2025 is off to a roaring start...

 "What's the point?"

I'll be honest, I have asked myself this question too many times in this last week. 

I know some of you are thinking that this is a ridiculous and very dramatic way to react to my car giving out on me. But this was just one more block of the many that have been thrown in my path since September. And when you have too many types of anxiety - including paranoia, PTSD, and panic disorder - sometimes being rational is just beyond comprehension. 

Full disclosure? I feel like things have been one thing after another since April 11, 2023. And I have wondered, many times, if I am being punished for my failure on that day. It's possible I have not dealt with that day as well as I thought. Or at all...

And, just when it seems that things are finally going to go my way, something new happens. Yes, I know that most people feel like this at some point in their lives. But for me, with my disorders and history, these feelings can manifest into feelings of failure, worthlessness, and - eventually - like I don't deserve to be here. 

Starting last Wednesday, I spent most of my wakening hours trying to tell myself that this is not that bad and that there are worse things going on in the world. But the anxiety and stress of wondering what I am going to do, and how I am going to get a new car, just kept eating at me. I wasted all of last weekend making myself sick while all these thoughts and accusations banged around in my head, over and over. 

Honestly, the only thing that kept me from staying clean and walking this earth was the thought of my Jordan having to be the one to find me. I have traumatized that kid too much in this life. I wasn't about to add that to it. If he didn't live with me, though, last weekend would have had a very different ending. 

But, thankfully, he does and I survived the weekend. 

Monday morning I woke with the realization that I had come too close to disaster, too close to throwing away everything I have worked so hard for these last few years, and I would be throwing away all the opportunities that are opening up to me. It was these thoughts that snapped me out of it and made me realize, that no matter what the verdict on the car was, it wasn't worth that. 

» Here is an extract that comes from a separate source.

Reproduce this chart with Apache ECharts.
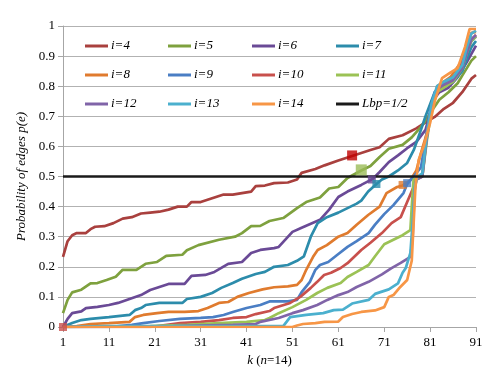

I know that the minute my small group of friends read this, they are going to be angry that I did not reach out to them. I won't blame them for being upset with me. They have every right. 

But at the same time...

I know that if I had reached out, they would have been there for me. They would have tried everything they know to try to help me through what I was going through. And I love them for that. 

But the reality is that there wasn't much that they could have done or said. My friends are the most wonderful, amazing, loving, smartass people in the world. I know how blessed I am to have them. But they're not rich people with money just lying around to offer their dumbass friend who should have handled her life better. 

They don't have extra cars just sitting around to offer up to be borrowed or rented. 

And, as magic as I know they are, they do not have magic wands that they could wave around to make things better for me. Or conjure up the answer out of thin air. 

But I know that every single one of them would have said that they wished they could have done one or more of those things. I know that they would have told me that they really wished they had the answers for me. And I was not about to put that on them. 

It's not their fault that I am where I am. That blame lies solely with me and the less than brilliant decisions that I made with my life when I was younger. And maybe even two of my exes who were controlling and reckless and made it impossible for me to say no to, at the time. 

So it is up to me to figure it out. Because the call did come, earlier this week, and the car is done. It is too far gone to be worth fixing. The mechanic himself told me that he would not spend the money it would cost to fix it. And there is a relief in having that answer. That has taken some of the anxiety off. 

I have been looking into some options and researching some ideas that I have had. In the meantime, I am driving my Jordan's car, but I don't want to keep doing that for long. He needs his car and I don't want to keep putting miles on it. 

And, though I am still stressed out, I do believe that the answer is out there. I just have to find it. And maybe, just maybe, getting a new car is the first step into this new life that 2025 is bringing me. 

Because I do still believe that 2025 is the Year That Everything Changes.